Plotting code records
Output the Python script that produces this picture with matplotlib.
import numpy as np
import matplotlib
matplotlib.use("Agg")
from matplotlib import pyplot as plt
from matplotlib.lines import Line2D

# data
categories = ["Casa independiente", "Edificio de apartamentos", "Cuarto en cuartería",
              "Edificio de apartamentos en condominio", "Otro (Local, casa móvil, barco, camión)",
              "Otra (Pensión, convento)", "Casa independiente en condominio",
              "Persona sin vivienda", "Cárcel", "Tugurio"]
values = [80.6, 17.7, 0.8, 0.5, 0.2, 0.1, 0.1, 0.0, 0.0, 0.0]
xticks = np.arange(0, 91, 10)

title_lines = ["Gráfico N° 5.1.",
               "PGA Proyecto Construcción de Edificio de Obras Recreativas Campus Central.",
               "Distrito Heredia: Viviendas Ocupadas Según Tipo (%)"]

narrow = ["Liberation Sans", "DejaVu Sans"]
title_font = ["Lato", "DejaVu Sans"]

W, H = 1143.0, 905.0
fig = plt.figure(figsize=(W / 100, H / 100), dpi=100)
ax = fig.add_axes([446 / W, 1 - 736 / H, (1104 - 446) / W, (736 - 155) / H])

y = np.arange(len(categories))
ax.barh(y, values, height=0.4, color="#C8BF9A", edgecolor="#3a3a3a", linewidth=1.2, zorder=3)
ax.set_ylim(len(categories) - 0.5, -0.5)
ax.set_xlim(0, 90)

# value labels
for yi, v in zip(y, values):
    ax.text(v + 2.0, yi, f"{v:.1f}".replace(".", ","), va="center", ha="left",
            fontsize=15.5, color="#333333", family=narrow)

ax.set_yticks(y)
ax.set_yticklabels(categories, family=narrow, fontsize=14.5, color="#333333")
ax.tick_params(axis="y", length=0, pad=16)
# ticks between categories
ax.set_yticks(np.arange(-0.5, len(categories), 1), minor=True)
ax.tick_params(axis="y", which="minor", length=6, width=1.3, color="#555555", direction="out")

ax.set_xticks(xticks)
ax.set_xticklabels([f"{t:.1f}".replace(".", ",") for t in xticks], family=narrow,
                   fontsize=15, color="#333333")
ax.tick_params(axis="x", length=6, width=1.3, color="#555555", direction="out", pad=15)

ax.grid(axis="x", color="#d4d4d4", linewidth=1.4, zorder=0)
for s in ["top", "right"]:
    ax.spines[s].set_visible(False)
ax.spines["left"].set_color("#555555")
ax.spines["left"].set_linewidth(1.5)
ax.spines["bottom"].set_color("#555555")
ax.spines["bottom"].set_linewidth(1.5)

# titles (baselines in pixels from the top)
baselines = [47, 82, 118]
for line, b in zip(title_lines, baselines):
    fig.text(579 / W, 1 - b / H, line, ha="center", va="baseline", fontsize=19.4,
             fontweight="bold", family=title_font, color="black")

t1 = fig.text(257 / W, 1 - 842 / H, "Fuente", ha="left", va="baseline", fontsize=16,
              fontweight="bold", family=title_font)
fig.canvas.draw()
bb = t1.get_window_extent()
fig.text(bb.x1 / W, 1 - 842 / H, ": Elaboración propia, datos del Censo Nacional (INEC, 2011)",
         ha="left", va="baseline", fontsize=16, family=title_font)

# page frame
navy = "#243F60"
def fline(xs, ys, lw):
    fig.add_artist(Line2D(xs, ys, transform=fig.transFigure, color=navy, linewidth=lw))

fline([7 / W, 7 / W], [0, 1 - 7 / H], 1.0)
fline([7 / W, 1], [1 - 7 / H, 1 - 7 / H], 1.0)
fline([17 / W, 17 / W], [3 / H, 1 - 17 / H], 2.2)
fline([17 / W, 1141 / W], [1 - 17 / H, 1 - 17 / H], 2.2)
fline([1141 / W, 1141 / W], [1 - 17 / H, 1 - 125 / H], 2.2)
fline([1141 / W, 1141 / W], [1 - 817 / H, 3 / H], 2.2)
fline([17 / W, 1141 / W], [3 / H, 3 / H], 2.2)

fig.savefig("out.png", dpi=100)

--

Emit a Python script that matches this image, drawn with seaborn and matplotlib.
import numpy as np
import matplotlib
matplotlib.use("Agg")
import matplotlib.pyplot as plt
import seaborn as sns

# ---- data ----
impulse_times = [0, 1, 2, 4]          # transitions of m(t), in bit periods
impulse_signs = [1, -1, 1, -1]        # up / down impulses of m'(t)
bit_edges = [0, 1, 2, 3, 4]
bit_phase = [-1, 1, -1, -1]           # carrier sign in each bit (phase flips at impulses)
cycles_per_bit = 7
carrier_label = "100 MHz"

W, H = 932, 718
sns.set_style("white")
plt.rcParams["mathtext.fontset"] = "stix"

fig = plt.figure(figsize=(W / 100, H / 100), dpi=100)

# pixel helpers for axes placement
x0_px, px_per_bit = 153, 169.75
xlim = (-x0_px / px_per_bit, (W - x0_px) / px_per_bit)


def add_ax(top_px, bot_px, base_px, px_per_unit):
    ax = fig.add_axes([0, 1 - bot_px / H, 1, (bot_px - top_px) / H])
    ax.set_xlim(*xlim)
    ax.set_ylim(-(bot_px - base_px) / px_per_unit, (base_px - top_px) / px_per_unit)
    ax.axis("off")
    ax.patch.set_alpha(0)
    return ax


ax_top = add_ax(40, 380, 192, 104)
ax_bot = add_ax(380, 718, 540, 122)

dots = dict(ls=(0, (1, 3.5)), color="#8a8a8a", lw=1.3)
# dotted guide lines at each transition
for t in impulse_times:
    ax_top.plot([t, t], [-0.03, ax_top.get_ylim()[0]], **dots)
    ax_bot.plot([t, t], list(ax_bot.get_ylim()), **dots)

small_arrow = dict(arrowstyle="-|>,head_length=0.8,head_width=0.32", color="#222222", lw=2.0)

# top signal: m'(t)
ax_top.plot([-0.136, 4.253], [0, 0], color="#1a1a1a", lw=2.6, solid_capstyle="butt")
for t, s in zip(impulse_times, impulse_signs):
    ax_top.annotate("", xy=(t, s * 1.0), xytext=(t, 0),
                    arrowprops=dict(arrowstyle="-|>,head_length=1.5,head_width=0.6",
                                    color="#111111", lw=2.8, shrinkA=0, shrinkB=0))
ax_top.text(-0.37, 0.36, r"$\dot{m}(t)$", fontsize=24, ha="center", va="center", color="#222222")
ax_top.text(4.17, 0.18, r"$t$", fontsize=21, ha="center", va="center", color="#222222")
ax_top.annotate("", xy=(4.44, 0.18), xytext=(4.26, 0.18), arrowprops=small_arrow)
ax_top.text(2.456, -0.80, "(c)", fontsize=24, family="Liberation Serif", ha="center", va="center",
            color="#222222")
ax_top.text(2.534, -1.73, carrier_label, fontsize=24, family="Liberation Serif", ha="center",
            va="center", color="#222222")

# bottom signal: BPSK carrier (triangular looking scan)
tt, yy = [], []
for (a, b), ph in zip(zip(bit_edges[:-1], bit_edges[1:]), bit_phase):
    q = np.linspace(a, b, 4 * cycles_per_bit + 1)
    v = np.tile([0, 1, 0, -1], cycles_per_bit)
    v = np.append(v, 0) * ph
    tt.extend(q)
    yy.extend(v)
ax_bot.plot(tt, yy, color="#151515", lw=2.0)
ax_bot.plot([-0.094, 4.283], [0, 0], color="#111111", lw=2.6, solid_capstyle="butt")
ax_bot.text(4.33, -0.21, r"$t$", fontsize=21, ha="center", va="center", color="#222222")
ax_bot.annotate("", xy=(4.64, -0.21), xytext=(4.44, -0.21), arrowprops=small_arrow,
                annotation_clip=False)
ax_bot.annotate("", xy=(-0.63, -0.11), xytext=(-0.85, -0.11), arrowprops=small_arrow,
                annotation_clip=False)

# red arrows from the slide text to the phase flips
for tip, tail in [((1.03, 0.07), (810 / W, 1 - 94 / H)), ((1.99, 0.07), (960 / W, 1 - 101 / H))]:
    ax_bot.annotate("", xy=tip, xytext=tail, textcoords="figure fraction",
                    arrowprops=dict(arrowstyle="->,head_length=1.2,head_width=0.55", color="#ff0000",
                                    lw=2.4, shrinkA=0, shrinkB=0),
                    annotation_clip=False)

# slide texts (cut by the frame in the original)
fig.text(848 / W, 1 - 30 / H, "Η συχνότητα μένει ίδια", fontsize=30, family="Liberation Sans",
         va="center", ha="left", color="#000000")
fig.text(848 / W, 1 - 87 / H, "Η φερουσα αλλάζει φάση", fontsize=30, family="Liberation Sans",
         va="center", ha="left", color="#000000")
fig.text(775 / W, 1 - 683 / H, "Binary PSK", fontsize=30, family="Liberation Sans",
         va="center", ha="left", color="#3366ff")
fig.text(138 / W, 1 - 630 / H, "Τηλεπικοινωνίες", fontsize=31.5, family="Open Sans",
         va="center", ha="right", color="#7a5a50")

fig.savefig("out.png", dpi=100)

...

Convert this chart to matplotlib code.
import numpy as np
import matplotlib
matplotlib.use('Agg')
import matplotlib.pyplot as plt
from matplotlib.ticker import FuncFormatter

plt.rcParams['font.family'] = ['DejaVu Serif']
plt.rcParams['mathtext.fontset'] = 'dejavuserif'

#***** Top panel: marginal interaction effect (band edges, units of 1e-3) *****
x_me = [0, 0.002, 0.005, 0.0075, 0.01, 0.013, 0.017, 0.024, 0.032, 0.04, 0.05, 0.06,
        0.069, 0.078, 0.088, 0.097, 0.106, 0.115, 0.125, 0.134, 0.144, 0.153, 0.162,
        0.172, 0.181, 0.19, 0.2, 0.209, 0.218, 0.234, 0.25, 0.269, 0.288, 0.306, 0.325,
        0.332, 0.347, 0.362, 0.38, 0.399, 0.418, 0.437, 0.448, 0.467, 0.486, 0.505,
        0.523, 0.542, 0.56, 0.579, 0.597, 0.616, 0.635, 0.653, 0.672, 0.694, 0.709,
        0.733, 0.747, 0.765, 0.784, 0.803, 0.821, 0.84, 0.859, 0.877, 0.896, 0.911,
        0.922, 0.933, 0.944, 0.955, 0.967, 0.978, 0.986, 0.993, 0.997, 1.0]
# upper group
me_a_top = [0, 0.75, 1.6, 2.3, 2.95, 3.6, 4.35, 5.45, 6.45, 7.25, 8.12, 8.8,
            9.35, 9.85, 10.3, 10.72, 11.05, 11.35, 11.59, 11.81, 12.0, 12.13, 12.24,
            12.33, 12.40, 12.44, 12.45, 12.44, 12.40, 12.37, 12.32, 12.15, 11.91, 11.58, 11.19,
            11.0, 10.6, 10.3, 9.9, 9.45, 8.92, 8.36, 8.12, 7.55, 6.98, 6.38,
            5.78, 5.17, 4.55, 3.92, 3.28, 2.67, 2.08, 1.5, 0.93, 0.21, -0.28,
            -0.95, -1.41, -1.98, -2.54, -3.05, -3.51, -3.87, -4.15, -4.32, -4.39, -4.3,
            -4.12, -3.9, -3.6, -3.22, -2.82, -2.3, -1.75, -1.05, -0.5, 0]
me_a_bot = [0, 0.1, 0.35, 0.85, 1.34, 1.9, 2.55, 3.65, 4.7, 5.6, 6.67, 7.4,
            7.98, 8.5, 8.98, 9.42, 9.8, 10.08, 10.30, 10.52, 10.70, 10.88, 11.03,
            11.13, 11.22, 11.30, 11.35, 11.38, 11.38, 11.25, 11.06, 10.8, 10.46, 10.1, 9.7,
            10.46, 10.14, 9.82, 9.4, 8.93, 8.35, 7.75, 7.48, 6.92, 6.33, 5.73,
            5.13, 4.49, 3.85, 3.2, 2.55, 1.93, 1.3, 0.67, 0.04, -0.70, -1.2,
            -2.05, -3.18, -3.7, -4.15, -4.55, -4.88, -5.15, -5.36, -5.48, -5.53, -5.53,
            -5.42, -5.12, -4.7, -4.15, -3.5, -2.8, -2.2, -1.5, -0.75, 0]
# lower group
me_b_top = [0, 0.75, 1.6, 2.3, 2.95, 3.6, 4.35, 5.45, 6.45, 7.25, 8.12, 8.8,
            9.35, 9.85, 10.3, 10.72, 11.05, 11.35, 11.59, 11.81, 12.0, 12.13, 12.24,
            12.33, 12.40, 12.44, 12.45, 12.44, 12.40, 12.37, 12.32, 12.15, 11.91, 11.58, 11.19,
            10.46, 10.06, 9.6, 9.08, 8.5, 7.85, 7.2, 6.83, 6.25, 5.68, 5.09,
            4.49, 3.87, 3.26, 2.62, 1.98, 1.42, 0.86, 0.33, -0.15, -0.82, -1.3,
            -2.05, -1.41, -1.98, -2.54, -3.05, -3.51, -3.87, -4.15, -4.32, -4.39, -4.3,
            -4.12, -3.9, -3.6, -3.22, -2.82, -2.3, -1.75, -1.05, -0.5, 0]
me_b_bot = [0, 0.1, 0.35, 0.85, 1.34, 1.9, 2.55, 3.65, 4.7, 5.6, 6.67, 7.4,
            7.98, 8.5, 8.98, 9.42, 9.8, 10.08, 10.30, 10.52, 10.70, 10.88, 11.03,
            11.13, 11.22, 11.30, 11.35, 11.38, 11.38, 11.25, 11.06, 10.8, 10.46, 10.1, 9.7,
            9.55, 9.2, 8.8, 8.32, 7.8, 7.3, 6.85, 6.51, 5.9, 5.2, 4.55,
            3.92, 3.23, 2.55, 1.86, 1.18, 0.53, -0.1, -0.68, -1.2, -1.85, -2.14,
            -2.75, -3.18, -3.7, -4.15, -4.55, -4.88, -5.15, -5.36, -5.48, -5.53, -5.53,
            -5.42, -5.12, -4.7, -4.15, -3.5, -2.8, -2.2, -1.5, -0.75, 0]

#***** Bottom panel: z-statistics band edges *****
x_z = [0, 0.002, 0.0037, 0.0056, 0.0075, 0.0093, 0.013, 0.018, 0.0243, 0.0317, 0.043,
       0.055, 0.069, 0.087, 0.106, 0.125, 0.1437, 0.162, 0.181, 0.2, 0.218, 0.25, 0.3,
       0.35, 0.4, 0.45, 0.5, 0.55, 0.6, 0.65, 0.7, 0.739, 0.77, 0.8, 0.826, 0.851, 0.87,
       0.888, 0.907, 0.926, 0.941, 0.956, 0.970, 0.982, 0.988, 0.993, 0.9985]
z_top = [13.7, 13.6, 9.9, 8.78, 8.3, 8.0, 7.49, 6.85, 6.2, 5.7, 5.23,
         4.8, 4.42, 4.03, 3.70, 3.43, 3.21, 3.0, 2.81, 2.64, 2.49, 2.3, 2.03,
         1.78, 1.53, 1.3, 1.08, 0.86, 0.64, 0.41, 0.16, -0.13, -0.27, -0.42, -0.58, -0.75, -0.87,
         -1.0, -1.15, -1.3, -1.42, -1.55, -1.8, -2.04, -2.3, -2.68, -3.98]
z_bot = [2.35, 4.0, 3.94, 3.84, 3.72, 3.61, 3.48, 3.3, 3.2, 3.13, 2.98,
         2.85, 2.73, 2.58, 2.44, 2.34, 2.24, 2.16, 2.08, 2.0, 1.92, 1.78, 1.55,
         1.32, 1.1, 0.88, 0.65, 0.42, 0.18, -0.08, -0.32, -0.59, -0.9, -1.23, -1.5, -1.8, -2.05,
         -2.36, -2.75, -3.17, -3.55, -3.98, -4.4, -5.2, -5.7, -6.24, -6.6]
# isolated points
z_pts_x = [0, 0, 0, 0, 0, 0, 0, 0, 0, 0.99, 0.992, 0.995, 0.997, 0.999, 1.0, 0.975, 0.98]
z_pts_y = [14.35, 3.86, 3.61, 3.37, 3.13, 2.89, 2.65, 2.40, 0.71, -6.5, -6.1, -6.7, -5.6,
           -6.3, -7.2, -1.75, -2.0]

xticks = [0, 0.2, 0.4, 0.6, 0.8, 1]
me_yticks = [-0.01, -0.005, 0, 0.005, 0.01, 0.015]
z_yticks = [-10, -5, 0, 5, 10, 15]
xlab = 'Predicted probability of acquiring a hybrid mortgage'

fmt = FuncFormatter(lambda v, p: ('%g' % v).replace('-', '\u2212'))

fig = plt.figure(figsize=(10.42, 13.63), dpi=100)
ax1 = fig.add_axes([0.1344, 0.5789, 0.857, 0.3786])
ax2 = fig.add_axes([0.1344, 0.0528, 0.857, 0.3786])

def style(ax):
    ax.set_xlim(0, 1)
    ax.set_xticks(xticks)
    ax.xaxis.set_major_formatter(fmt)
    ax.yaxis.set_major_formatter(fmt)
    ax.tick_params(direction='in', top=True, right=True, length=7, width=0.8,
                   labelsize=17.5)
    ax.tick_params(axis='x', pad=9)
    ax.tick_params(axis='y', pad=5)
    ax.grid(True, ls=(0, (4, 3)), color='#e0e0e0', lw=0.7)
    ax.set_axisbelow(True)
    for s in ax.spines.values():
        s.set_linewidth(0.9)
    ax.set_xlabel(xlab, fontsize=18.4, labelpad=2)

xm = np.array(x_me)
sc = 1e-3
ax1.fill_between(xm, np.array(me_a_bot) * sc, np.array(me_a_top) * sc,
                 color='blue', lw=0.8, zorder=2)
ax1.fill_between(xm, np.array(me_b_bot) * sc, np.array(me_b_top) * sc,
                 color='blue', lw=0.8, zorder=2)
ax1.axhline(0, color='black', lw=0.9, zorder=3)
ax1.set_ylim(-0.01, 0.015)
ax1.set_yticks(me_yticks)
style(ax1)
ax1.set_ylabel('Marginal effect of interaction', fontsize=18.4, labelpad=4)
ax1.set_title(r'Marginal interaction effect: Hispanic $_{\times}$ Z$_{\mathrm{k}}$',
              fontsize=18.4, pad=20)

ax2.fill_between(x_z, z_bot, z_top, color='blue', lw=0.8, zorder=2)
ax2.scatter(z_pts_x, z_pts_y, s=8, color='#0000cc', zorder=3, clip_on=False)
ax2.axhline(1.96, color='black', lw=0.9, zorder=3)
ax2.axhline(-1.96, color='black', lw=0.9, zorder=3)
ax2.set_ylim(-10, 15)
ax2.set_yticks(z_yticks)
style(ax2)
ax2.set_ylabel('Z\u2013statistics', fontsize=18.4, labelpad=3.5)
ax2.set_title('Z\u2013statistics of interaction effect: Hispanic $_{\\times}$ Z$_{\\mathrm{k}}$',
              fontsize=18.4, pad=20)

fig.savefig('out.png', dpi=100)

_Task to complete_
Take the lines from the line with "Output the Python" through the line with "from matplotlib.lines import Line2D", both ends included, and give them again exactly, with nothing else.

_Result of the task_
Output the Python script that produces this picture with matplotlib.
import numpy as np
import matplotlib
matplotlib.use("Agg")
from matplotlib import pyplot as plt
from matplotlib.lines import Line2D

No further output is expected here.